*What is expected*
Extract the full listing verbatim and drop any pictures from your copy.

#### Extracted data

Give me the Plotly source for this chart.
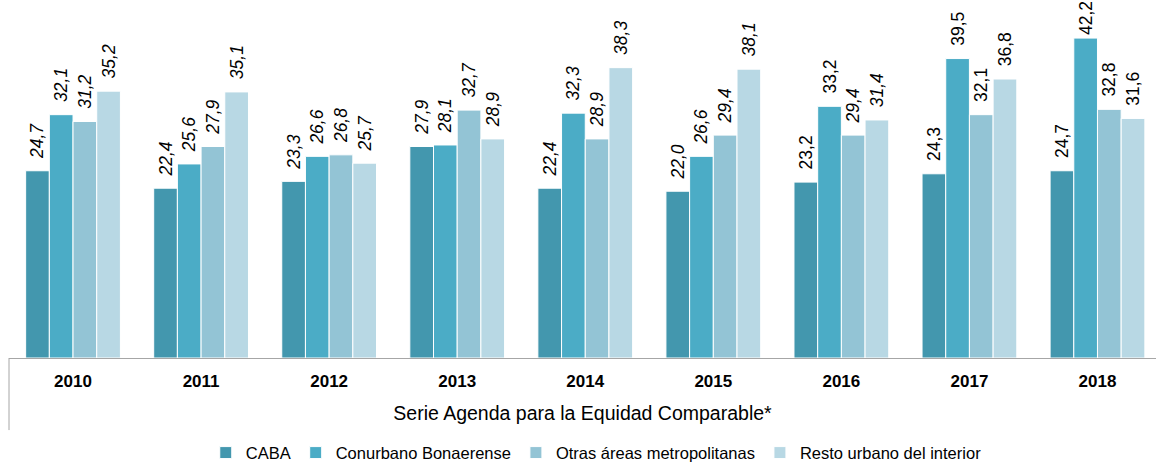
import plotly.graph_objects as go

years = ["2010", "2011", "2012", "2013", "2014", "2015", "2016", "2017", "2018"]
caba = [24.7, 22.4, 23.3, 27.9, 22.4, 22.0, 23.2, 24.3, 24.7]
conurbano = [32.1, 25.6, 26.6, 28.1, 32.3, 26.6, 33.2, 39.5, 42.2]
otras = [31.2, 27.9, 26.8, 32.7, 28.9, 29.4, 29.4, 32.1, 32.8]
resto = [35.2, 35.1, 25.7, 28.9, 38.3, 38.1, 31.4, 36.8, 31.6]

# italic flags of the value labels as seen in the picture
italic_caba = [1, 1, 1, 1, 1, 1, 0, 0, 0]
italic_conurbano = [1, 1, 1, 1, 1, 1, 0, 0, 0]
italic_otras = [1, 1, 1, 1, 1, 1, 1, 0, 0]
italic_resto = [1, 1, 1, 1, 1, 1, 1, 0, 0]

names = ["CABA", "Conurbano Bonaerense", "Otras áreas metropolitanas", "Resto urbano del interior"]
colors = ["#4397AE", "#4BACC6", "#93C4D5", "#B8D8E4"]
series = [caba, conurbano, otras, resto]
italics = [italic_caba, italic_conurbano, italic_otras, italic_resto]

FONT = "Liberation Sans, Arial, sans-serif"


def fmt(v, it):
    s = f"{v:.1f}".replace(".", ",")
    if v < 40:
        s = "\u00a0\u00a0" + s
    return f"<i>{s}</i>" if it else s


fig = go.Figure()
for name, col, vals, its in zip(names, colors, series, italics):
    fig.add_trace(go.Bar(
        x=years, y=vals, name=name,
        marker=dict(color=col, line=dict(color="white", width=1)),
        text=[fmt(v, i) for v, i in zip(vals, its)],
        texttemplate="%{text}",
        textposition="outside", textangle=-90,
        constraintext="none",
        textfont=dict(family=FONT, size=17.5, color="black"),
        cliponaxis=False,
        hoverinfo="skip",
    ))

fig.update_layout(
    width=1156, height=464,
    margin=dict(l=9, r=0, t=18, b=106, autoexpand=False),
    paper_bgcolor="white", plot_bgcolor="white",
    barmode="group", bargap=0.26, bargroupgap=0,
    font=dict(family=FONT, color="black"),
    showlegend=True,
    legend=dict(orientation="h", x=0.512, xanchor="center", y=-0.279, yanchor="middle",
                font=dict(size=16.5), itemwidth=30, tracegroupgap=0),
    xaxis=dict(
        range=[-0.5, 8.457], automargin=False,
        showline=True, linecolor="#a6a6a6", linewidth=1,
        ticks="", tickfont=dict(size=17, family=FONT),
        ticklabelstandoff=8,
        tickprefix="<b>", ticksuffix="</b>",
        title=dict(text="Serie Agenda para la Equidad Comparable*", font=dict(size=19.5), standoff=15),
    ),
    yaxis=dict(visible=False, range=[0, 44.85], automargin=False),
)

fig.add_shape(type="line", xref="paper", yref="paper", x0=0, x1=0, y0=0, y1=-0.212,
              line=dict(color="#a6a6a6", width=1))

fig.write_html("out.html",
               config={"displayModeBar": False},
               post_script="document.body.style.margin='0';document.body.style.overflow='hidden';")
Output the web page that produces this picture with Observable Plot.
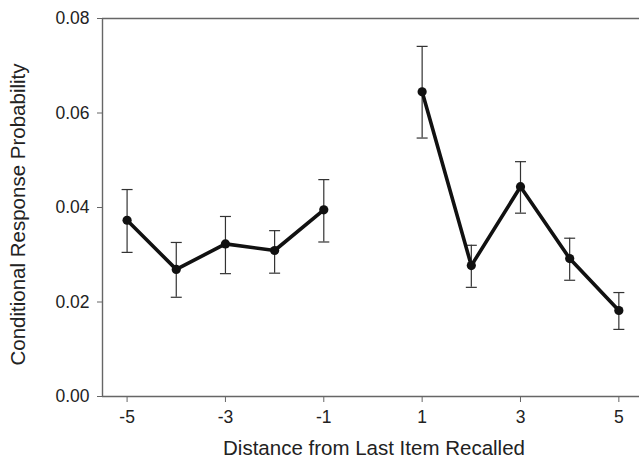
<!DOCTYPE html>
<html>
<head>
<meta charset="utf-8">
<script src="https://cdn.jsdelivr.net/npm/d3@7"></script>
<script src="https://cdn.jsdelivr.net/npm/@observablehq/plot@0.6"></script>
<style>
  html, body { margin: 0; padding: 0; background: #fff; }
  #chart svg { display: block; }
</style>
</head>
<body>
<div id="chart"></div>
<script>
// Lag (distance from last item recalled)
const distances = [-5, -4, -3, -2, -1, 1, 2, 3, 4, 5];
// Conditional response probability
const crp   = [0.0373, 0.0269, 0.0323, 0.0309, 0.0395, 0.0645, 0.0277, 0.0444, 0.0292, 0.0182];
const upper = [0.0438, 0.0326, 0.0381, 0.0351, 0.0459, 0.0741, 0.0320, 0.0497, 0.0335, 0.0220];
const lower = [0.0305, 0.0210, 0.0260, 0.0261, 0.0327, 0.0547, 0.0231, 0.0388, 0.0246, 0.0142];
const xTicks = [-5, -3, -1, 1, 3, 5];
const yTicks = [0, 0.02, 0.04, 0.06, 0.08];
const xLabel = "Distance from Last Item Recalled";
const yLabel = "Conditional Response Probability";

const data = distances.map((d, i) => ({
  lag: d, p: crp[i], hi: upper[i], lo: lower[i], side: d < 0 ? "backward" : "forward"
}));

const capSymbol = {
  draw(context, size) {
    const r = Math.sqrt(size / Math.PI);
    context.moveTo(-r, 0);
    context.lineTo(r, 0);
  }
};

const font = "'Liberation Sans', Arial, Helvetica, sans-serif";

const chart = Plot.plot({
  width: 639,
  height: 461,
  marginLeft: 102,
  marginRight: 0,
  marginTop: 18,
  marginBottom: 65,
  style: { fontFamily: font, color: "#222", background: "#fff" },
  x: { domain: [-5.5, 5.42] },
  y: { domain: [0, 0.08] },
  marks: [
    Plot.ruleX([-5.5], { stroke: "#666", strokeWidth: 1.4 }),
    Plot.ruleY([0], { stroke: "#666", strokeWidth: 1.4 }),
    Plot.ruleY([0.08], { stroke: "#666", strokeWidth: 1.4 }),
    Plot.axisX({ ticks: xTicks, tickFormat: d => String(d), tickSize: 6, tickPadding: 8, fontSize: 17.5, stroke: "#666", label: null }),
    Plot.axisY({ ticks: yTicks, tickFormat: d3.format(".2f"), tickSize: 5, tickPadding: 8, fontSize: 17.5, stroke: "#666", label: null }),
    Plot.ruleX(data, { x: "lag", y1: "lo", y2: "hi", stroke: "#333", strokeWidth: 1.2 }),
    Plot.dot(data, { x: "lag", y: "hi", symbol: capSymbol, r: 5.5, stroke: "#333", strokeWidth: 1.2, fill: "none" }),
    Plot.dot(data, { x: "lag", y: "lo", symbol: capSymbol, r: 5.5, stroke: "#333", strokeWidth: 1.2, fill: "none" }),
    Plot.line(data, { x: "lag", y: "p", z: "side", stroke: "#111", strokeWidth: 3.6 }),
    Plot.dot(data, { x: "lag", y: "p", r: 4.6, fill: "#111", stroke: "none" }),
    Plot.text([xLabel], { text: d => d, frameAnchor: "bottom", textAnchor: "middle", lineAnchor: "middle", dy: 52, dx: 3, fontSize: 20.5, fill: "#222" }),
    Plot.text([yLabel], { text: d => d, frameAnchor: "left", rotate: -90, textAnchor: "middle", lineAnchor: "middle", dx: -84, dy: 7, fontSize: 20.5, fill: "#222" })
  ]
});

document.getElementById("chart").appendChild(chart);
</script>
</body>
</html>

########

*Answer to this exercise*
Give me the Plotly source for this chart.
import plotly.graph_objects as go

years = ["2010", "2011", "2012", "2013", "2014", "2015", "2016", "2017", "2018"]
caba = [24.7, 22.4, 23.3, 27.9, 22.4, 22.0, 23.2, 24.3, 24.7]
conurbano = [32.1, 25.6, 26.6, 28.1, 32.3, 26.6, 33.2, 39.5, 42.2]
otras = [31.2, 27.9, 26.8, 32.7, 28.9, 29.4, 29.4, 32.1, 32.8]
resto = [35.2, 35.1, 25.7, 28.9, 38.3, 38.1, 31.4, 36.8, 31.6]

# italic flags of the value labels as seen in the picture
italic_caba = [1, 1, 1, 1, 1, 1, 0, 0, 0]
italic_conurbano = [1, 1, 1, 1, 1, 1, 0, 0, 0]
italic_otras = [1, 1, 1, 1, 1, 1, 1, 0, 0]
italic_resto = [1, 1, 1, 1, 1, 1, 1, 0, 0]

names = ["CABA", "Conurbano Bonaerense", "Otras áreas metropolitanas", "Resto urbano del interior"]
colors = ["#4397AE", "#4BACC6", "#93C4D5", "#B8D8E4"]
series = [caba, conurbano, otras, resto]
italics = [italic_caba, italic_conurbano, italic_otras, italic_resto]

FONT = "Liberation Sans, Arial, sans-serif"


def fmt(v, it):
    s = f"{v:.1f}".replace(".", ",")
    if v < 40:
        s = "\u00a0\u00a0" + s
    return f"<i>{s}</i>" if it else s


fig = go.Figure()
for name, col, vals, its in zip(names, colors, series, italics):
    fig.add_trace(go.Bar(
        x=years, y=vals, name=name,
        marker=dict(color=col, line=dict(color="white", width=1)),
        text=[fmt(v, i) for v, i in zip(vals, its)],
        texttemplate="%{text}",
        textposition="outside", textangle=-90,
        constraintext="none",
        textfont=dict(family=FONT, size=17.5, color="black"),
        cliponaxis=False,
        hoverinfo="skip",
    ))

fig.update_layout(
    width=1156, height=464,
    margin=dict(l=9, r=0, t=18, b=106, autoexpand=False),
    paper_bgcolor="white", plot_bgcolor="white",
    barmode="group", bargap=0.26, bargroupgap=0,
    font=dict(family=FONT, color="black"),
    showlegend=True,
    legend=dict(orientation="h", x=0.512, xanchor="center", y=-0.279, yanchor="middle",
                font=dict(size=16.5), itemwidth=30, tracegroupgap=0),
    xaxis=dict(
        range=[-0.5, 8.457], automargin=False,
        showline=True, linecolor="#a6a6a6", linewidth=1,
        ticks="", tickfont=dict(size=17, family=FONT),
        ticklabelstandoff=8,
        tickprefix="<b>", ticksuffix="</b>",
        title=dict(text="Serie Agenda para la Equidad Comparable*", font=dict(size=19.5), standoff=15),
    ),
    yaxis=dict(visible=False, range=[0, 44.85], automargin=False),
)

fig.add_shape(type="line", xref="paper", yref="paper", x0=0, x1=0, y0=0, y1=-0.212,
              line=dict(color="#a6a6a6", width=1))

fig.write_html("out.html",
               config={"displayModeBar": False},
               post_script="document.body.style.margin='0';document.body.style.overflow='hidden';")
Output the web page that produces this picture with Observable Plot.
<!DOCTYPE html>
<html>
<head>
<meta charset="utf-8">
<script src="https://cdn.jsdelivr.net/npm/d3@7"></script>
<script src="https://cdn.jsdelivr.net/npm/@observablehq/plot@0.6"></script>
<style>
  html, body { margin: 0; padding: 0; background: #fff; }
  #chart svg { display: block; }
</style>
</head>
<body>
<div id="chart"></div>
<script>
// Lag (distance from last item recalled)
const distances = [-5, -4, -3, -2, -1, 1, 2, 3, 4, 5];
// Conditional response probability
const crp   = [0.0373, 0.0269, 0.0323, 0.0309, 0.0395, 0.0645, 0.0277, 0.0444, 0.0292, 0.0182];
const upper = [0.0438, 0.0326, 0.0381, 0.0351, 0.0459, 0.0741, 0.0320, 0.0497, 0.0335, 0.0220];
const lower = [0.0305, 0.0210, 0.0260, 0.0261, 0.0327, 0.0547, 0.0231, 0.0388, 0.0246, 0.0142];
const xTicks = [-5, -3, -1, 1, 3, 5];
const yTicks = [0, 0.02, 0.04, 0.06, 0.08];
const xLabel = "Distance from Last Item Recalled";
const yLabel = "Conditional Response Probability";

const data = distances.map((d, i) => ({
  lag: d, p: crp[i], hi: upper[i], lo: lower[i], side: d < 0 ? "backward" : "forward"
}));

const capSymbol = {
  draw(context, size) {
    const r = Math.sqrt(size / Math.PI);
    context.moveTo(-r, 0);
    context.lineTo(r, 0);
  }
};

const font = "'Liberation Sans', Arial, Helvetica, sans-serif";

const chart = Plot.plot({
  width: 639,
  height: 461,
  marginLeft: 102,
  marginRight: 0,
  marginTop: 18,
  marginBottom: 65,
  style: { fontFamily: font, color: "#222", background: "#fff" },
  x: { domain: [-5.5, 5.42] },
  y: { domain: [0, 0.08] },
  marks: [
    Plot.ruleX([-5.5], { stroke: "#666", strokeWidth: 1.4 }),
    Plot.ruleY([0], { stroke: "#666", strokeWidth: 1.4 }),
    Plot.ruleY([0.08], { stroke: "#666", strokeWidth: 1.4 }),
    Plot.axisX({ ticks: xTicks, tickFormat: d => String(d), tickSize: 6, tickPadding: 8, fontSize: 17.5, stroke: "#666", label: null }),
    Plot.axisY({ ticks: yTicks, tickFormat: d3.format(".2f"), tickSize: 5, tickPadding: 8, fontSize: 17.5, stroke: "#666", label: null }),
    Plot.ruleX(data, { x: "lag", y1: "lo", y2: "hi", stroke: "#333", strokeWidth: 1.2 }),
    Plot.dot(data, { x: "lag", y: "hi", symbol: capSymbol, r: 5.5, stroke: "#333", strokeWidth: 1.2, fill: "none" }),
    Plot.dot(data, { x: "lag", y: "lo", symbol: capSymbol, r: 5.5, stroke: "#333", strokeWidth: 1.2, fill: "none" }),
    Plot.line(data, { x: "lag", y: "p", z: "side", stroke: "#111", strokeWidth: 3.6 }),
    Plot.dot(data, { x: "lag", y: "p", r: 4.6, fill: "#111", stroke: "none" }),
    Plot.text([xLabel], { text: d => d, frameAnchor: "bottom", textAnchor: "middle", lineAnchor: "middle", dy: 52, dx: 3, fontSize: 20.5, fill: "#222" }),
    Plot.text([yLabel], { text: d => d, frameAnchor: "left", rotate: -90, textAnchor: "middle", lineAnchor: "middle", dx: -84, dy: 7, fontSize: 20.5, fill: "#222" })
  ]
});

document.getElementById("chart").appendChild(chart);
</script>
</body>
</html>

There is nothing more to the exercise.